Em pouco tempo, oxalá, ganha o status de diva. E se o prestígio da “mulher mais conhecida do mundo”, como era chamada, pode ser medido pela estatura de seus dissabores, é preciso dizer que Baker rivalizava com as mulheres mais fotografadas de sua época. Só para citar dois nomes: “A indestrutível” Mistinguett (cujo par de pernas é lendário) e Glória Swanson,atriz hollywoodiana chamada simplesmente de “A estrela”.

Baker é muito mais que um olhar revolto, que sua tez acentuadamente pintada de branco e melenas milimetricamente encaracoladas (oi Lisa Minelli), muito mais que movimentos selvagens. A exemplo de Mata-Hari, foi espiã. Como Luther King, lutou contra o racismo numa terra onde o prestígio alcançado na Europa não teve imediata repercussão. E mais, muito mais que a Cruz de Guerra e a Legião de Honra, as mais altas honrarias francesas com as quais foi condecorada.

Só podemos imaginar a complexidade de uma mulher que comprou um castelo para os 12 orfãos de etnias diversas que adotou (oi Brangelina), que teve um chimpanzé (oi Jacko), um leopardo que usava uma coleira de diamantes (oi Madonna), um porco, passarinhos, gatos e cachorros. A mulher que, já consagrada mas sem dinheiro, não teve medo de retornar aos palcos apesar da idade. Artista admirada por Grace Kelly que lhe deu uma propriedade em Mônaco e provavelmente o túmulo onde está enterrada.

Estrela que atuou ao lado de Grande Otelo, cuja alma de Dzi Croquette (luxo) alterou o cenário artístico brasileiro da década de 70. Estamos falando de abra suas asas e solte suas feras. O mundo é uma azeitona e gente como Josephine é ainda é o recheio. Sua influência sobrevive. Naomi, Beyoncê, Tina, Iman, Leila. Grace Jones. Oi pra mim e oi para você. Somos todas mães, filhas, irmãs, amigas e amantes de Josephine. E o mercado fashionista sabe disso. A diva é o assunto do verão 2012, recentemente foi motivo de uma modesta campanha de uma joalheria brasileira, já foi boneca. Em 2008 foi imortalizada em cera. Diga-se de passagem, demorô.
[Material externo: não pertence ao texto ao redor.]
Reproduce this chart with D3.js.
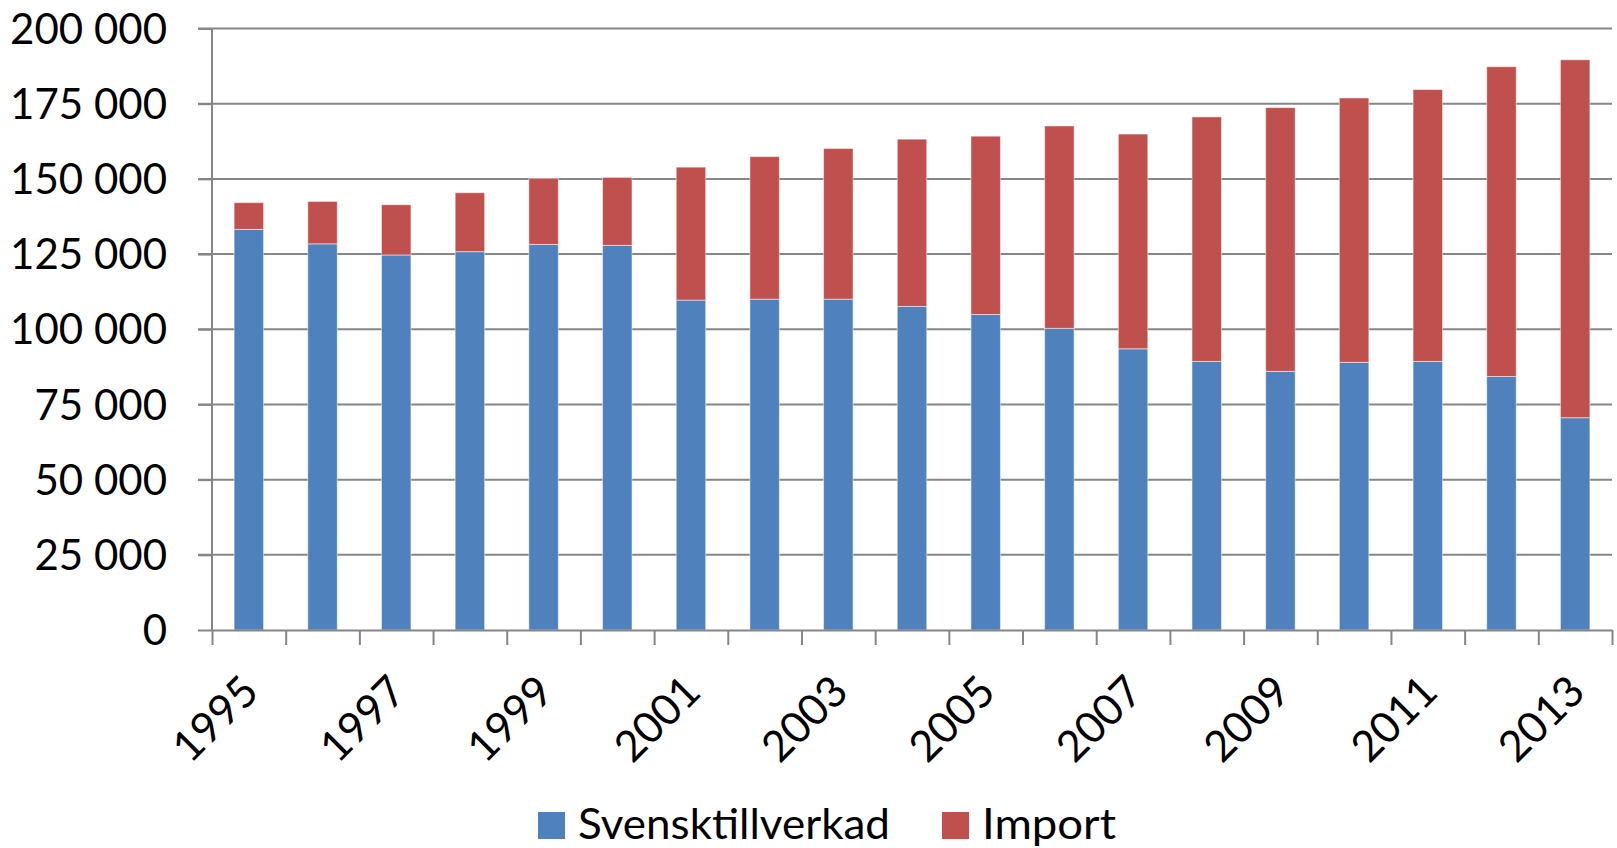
<!DOCTYPE html>
<meta charset="utf-8">
<style>
body { margin: 0; background: #fff; }
svg { display: block; }
.grid line { stroke: #868686; stroke-width: 2; }
.axis path, .axis line { stroke: #868686; stroke-width: 2; }
text { font-family: Lato, "Open Sans", sans-serif; fill: #000; }
</style>
<svg width="1617" height="848"></svg>
<script src="https://d3js.org/d3.v7.min.js"></script>
<script>

var years = [1995, 1996, 1997, 1998, 1999, 2000, 2001, 2002, 2003, 2004,
             2005, 2006, 2007, 2008, 2009, 2010, 2011, 2012, 2013];
var svensk = [133200, 128400, 124700, 125800, 128200, 127900, 109700, 110000, 110000, 107600,
              104900, 100300, 93500, 89300, 86000, 89000, 89300, 84300, 70600];
var importen = [8900, 14100, 16700, 19600, 22000, 22600, 44200, 47400, 50100, 55600,
                59300, 67300, 71400, 81300, 87700, 87900, 90400, 103000, 119000];
var yTicks = [0, 25000, 50000, 75000, 100000, 125000, 150000, 175000, 200000];
var seriesNames = ["Svensktillverkad", "Import"];
var colors = ["#4f81bd", "#c0504d"];

var svg = d3.select("svg"),
    margin = {top: 28.5, right: 5, bottom: 218, left: 212},
    width = +svg.attr("width") - margin.left - margin.right,
    height = +svg.attr("height") - margin.top - margin.bottom;

var g = svg.append("g")
    .attr("transform", "translate(" + margin.left + "," + margin.top + ")");

var x = d3.scaleBand().domain(years).range([0, width]).paddingInner(0.6).paddingOuter(0.3),
    xb = d3.scaleLinear().domain([0, years.length]).range([0, width]),
    y = d3.scaleLinear().domain([0, 200000]).range([height, 0]);

var fmt = function(d) { return d3.format(",")(d).replace(/,/g, " "); };

// gridlines
g.append("g")
    .attr("class", "grid")
  .selectAll("line")
  .data(yTicks.slice(1))
  .enter().append("line")
    .attr("x1", -14)
    .attr("x2", width)
    .attr("y1", function(d) { return y(d); })
    .attr("y2", function(d) { return y(d); });

var data = years.map(function(yr, i) {
  return {year: yr, Svensktillverkad: svensk[i], Import: importen[i]};
});
var stack = d3.stack().keys(seriesNames)(data);

g.selectAll(".serie")
  .data(stack)
  .enter().append("g")
    .attr("class", "serie")
    .attr("fill", function(d, i) { return colors[i]; })
  .selectAll("rect")
  .data(function(d) { return d; })
  .enter().append("rect")
    .attr("x", function(d) { return x(d.data.year); })
    .attr("y", function(d) { return y(d[1]); })
    .attr("width", x.bandwidth())
    .attr("height", function(d) { return y(d[0]) - y(d[1]); })
    .attr("stroke", "rgba(255,255,255,0.5)")
    .attr("stroke-width", 1);

// y axis
g.append("g")
    .attr("class", "axis axis--y")
    .call(d3.axisLeft(y).tickValues(yTicks).tickSize(14).tickPadding(31).tickFormat(fmt))
    .call(function(s) { s.select(".domain").attr("d", "M0," + height + "V0"); })
  .selectAll("text")
    .attr("font-size", 42)
    .attr("dy", "0.35em");

// x axis (ticks at category boundaries)
g.append("g")
    .attr("class", "axis axis--x")
    .attr("transform", "translate(0," + height + ")")
    .call(d3.axisBottom(xb).tickValues(d3.range(years.length + 1)).tickSize(15).tickSizeOuter(0).tickFormat(""));

g.selectAll(".xlabel")
  .data(years.filter(function(d, i) { return i % 2 === 0; }))
  .enter().append("text")
    .attr("class", "xlabel")
    .attr("font-size", 43)
    .attr("text-anchor", "end")
    .attr("transform", function(d) {
      return "translate(" + (x(d) + x.bandwidth() / 2 + 12) + "," + (height + 64) + ") rotate(-45)";
    })
    .text(function(d) { return d; });

// legend
var legend = svg.append("g").attr("transform", "translate(538,812)");
var lx = [0, 404],
    lw = [312, 134];
seriesNames.forEach(function(name, i) {
  legend.append("rect")
      .attr("x", lx[i])
      .attr("y", 0)
      .attr("width", 27)
      .attr("height", 27)
      .attr("fill", colors[i]);
  legend.append("text")
      .attr("x", lx[i] + 40)
      .attr("y", 27)
      .attr("font-size", 43)
      .attr("textLength", lw[i])
      .attr("lengthAdjust", "spacingAndGlyphs")
      .text(name);
});

</script>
Ainda assim gostaria de esquecer por um momento a jovem mulher que se esforçava para ser o mais educada que podia em sua vida privada por personificar a figura da mulata exótica. Também, por um momento, esqueçamos que dançava seminua (opa, nada contra mas nesse caso é preciso ir além). Que a imagem dessa senhorinha simpática e aprumada ganhe nosso imaginário. Essa senhorinha que foi estrela até morrer no palco como desejou.

Esse post poderia terminar assim lindo se não fosse um detalhe. Como detesto finais felizes facinhos, vou falar de uma cosia que sempre me interessou: a peruca da tal senhorinha. Por que Freda, sim Freda, foi uma mulher extraordinária e contraditória. Nunca usou um black power, mesmo em pleno debate sobre os direitos civis. Dizia que não tinha medo de ninguém mas foi acompanhada pelo racismo até fim. Como artista, como negra, temia e conhecia bem o preconceito. Tanto que, ao ser ovacionada nos Estados Unidos, chorou.

Josephine não matou Freda, aquela pessoa de carne e osso. Que ao contrário de La Baker pertencia a seu tempo, sofria com as críticas, mulher que escondeu último casamento por ele ter sido um juntamento e não um sacramento, que nunca usou um black power. Ah, como teria sido maravilhoso não é? Mas como tudo na vida de Freda se transformava em limonada, até mesmo isso não a diminui. Muito pelo contrário. Talvez essa tenha sido a grande estrela da estrela. Nada como conhecer os próprios demônios e com eles saber lutar e acordar.